------ Available data ------

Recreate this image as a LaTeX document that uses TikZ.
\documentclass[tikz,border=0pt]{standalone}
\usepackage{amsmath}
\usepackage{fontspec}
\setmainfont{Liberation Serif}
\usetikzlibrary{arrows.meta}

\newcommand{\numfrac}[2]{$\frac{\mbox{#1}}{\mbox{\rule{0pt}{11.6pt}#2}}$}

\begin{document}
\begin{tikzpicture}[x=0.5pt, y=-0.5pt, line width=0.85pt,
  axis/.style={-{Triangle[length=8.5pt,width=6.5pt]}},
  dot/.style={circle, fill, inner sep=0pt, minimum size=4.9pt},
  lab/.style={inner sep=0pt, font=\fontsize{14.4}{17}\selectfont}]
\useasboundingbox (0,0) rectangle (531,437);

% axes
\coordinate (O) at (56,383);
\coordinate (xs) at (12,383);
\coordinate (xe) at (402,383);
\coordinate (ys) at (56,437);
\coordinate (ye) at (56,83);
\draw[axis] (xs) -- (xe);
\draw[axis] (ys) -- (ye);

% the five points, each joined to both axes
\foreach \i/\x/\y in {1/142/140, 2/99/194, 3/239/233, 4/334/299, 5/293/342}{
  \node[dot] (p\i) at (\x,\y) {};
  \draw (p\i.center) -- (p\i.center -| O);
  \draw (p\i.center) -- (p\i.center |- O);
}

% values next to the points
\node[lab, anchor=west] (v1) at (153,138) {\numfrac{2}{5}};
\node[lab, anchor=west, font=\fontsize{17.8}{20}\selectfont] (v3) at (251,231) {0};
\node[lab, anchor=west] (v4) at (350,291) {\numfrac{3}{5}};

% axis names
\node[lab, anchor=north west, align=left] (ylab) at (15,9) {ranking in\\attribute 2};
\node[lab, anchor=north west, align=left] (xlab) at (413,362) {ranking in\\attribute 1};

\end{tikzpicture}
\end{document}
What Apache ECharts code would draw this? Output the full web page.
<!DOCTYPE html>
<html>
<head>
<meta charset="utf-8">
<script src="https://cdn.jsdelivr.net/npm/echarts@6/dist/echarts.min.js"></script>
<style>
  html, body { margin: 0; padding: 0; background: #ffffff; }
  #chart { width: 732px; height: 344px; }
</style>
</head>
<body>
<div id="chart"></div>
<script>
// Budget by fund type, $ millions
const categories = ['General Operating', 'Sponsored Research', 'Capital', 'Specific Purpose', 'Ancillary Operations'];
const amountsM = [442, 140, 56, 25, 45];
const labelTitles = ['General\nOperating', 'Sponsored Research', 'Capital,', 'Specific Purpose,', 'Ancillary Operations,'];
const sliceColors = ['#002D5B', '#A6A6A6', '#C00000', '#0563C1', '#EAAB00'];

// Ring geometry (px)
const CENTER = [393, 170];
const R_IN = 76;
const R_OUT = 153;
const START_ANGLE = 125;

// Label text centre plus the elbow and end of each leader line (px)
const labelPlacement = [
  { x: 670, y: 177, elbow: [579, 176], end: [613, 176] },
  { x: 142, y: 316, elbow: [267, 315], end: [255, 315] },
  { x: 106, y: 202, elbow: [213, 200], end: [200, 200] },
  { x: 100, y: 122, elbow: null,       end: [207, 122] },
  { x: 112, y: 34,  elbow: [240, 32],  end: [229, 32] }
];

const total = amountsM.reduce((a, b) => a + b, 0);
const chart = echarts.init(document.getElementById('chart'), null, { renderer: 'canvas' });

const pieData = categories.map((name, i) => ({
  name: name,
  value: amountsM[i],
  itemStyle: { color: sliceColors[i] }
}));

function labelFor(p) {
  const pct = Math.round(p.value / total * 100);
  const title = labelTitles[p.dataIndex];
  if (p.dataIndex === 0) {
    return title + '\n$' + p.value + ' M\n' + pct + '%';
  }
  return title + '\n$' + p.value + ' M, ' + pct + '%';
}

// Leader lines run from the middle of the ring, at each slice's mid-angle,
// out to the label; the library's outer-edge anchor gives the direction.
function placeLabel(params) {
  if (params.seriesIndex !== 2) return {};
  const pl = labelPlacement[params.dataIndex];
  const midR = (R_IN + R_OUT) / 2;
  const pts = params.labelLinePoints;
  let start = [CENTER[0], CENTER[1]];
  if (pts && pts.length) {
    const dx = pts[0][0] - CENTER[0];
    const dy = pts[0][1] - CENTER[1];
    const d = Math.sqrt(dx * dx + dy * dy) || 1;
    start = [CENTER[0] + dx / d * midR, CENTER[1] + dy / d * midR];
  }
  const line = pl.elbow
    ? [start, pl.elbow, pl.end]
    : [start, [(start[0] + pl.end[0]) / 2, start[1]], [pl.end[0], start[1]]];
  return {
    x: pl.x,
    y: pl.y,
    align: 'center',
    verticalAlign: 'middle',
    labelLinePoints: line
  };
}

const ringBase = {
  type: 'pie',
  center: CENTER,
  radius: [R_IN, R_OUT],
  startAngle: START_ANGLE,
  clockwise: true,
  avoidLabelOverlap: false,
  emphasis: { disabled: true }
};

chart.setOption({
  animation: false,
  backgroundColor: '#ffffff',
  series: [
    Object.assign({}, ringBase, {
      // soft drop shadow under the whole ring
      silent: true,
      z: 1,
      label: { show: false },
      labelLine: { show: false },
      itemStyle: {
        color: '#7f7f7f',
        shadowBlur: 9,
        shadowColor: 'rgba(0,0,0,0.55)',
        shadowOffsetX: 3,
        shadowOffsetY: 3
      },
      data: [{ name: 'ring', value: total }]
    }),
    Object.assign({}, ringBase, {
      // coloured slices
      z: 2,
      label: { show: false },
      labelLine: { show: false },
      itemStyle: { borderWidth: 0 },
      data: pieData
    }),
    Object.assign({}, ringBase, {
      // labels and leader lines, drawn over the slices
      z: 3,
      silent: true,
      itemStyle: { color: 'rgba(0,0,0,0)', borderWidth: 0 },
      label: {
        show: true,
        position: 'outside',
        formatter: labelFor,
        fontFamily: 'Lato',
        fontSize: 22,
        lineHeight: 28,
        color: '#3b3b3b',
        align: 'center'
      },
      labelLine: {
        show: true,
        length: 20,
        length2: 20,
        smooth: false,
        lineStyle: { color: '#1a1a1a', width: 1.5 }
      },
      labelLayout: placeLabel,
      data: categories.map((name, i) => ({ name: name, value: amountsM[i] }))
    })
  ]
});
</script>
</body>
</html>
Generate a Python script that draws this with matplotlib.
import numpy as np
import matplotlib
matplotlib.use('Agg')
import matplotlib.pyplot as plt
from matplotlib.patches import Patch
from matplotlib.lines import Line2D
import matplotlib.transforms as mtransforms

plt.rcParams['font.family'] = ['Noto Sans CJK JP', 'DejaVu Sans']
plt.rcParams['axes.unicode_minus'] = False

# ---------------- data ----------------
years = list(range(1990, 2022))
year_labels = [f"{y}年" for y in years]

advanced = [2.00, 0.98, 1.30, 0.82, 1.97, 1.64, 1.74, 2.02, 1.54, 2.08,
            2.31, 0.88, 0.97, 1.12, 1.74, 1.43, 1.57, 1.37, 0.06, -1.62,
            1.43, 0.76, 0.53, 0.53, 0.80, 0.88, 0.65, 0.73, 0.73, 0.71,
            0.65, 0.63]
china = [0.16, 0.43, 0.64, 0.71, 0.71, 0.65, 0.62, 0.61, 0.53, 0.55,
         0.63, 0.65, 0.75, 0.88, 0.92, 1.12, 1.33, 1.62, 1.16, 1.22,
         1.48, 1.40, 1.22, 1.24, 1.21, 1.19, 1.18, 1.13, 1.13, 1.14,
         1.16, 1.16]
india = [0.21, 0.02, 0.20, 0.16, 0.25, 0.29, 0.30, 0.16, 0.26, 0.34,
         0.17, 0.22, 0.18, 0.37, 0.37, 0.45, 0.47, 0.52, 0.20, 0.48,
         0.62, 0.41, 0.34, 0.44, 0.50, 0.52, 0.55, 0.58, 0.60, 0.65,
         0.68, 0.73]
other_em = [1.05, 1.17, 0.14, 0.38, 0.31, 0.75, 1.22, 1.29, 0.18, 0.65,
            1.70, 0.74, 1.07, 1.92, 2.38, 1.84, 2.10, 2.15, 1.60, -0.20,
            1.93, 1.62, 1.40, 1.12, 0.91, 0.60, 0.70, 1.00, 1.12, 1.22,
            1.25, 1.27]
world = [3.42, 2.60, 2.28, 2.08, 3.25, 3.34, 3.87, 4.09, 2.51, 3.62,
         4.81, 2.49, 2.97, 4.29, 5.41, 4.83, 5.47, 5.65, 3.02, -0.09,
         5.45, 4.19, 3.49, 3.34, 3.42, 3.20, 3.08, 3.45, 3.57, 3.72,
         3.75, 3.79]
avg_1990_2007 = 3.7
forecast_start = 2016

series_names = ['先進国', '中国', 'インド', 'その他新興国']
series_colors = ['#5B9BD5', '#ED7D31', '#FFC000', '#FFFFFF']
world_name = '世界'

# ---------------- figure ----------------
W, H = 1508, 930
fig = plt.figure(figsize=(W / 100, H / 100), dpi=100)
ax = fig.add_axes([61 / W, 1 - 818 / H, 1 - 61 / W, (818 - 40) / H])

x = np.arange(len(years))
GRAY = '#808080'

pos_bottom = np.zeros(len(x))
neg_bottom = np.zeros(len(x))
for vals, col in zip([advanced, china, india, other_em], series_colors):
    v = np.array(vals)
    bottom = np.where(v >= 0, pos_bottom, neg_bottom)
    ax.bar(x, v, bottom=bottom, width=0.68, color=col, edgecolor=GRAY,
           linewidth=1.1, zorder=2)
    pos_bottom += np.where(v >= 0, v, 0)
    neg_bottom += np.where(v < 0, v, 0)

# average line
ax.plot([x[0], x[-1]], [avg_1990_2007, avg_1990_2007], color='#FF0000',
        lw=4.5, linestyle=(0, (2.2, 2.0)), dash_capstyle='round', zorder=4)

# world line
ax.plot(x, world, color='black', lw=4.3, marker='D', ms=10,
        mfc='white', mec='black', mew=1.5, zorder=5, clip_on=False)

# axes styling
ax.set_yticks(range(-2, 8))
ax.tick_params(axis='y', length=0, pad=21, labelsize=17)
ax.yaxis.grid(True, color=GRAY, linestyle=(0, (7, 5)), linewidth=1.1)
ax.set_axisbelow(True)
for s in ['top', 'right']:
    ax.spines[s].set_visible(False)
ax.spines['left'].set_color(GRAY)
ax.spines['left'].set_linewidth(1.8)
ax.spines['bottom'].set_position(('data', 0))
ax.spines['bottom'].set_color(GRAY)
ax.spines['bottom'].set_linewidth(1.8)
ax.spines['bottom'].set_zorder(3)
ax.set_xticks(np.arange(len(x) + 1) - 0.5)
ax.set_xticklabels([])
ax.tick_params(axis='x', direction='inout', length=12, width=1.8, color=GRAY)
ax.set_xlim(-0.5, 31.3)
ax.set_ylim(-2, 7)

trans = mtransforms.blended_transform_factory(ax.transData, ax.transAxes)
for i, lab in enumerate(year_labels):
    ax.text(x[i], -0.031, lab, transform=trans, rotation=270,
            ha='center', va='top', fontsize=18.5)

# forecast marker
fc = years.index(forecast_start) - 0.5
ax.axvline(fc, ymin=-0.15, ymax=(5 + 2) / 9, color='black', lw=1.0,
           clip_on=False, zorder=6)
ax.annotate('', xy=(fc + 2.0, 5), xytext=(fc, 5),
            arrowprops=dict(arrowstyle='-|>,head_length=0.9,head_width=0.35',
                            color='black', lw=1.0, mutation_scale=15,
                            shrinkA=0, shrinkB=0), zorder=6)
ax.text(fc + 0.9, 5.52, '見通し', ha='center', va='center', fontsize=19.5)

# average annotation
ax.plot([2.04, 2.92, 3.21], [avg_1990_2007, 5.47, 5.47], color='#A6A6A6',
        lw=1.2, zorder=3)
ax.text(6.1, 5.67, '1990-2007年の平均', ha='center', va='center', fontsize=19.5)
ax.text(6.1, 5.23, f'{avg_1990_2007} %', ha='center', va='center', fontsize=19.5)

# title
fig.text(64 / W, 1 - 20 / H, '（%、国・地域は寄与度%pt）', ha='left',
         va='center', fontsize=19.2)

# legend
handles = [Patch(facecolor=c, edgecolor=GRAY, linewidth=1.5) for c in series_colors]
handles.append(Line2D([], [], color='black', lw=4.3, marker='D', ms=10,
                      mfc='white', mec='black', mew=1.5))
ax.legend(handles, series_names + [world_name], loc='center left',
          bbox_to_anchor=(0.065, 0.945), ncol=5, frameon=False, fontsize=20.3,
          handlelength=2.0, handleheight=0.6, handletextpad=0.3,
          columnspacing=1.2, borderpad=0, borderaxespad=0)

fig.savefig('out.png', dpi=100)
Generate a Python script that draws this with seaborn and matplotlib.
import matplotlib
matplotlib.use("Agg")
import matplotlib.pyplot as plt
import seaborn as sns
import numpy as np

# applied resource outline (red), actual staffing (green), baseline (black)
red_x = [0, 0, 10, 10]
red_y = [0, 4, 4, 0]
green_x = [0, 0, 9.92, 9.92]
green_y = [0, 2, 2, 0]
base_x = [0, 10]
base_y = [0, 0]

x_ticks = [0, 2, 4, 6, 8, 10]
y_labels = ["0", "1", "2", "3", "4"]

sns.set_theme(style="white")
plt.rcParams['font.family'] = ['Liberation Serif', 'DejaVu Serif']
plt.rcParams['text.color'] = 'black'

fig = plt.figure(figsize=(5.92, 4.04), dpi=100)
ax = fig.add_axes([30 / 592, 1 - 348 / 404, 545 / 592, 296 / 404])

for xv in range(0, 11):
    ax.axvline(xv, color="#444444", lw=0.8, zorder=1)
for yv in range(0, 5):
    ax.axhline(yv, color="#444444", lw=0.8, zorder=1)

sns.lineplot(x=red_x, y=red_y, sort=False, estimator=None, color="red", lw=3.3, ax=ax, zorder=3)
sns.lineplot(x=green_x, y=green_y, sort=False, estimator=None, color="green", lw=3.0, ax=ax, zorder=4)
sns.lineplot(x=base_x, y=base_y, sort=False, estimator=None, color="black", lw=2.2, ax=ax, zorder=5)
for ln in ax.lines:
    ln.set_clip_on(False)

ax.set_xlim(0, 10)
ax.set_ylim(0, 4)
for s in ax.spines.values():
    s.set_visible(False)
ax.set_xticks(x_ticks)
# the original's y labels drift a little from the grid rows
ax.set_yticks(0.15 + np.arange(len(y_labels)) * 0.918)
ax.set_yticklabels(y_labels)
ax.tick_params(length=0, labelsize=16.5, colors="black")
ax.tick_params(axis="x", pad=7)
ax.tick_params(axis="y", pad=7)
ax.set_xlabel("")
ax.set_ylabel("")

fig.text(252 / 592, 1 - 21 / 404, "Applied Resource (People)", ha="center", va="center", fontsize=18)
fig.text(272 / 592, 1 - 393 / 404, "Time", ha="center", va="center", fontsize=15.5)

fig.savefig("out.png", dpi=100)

------

■ Your task
Gather each line of the records holding the string "Generate".

■ Written answer
Generate a Python script that draws this with matplotlib.
Generate a Python script that draws this with seaborn and matplotlib.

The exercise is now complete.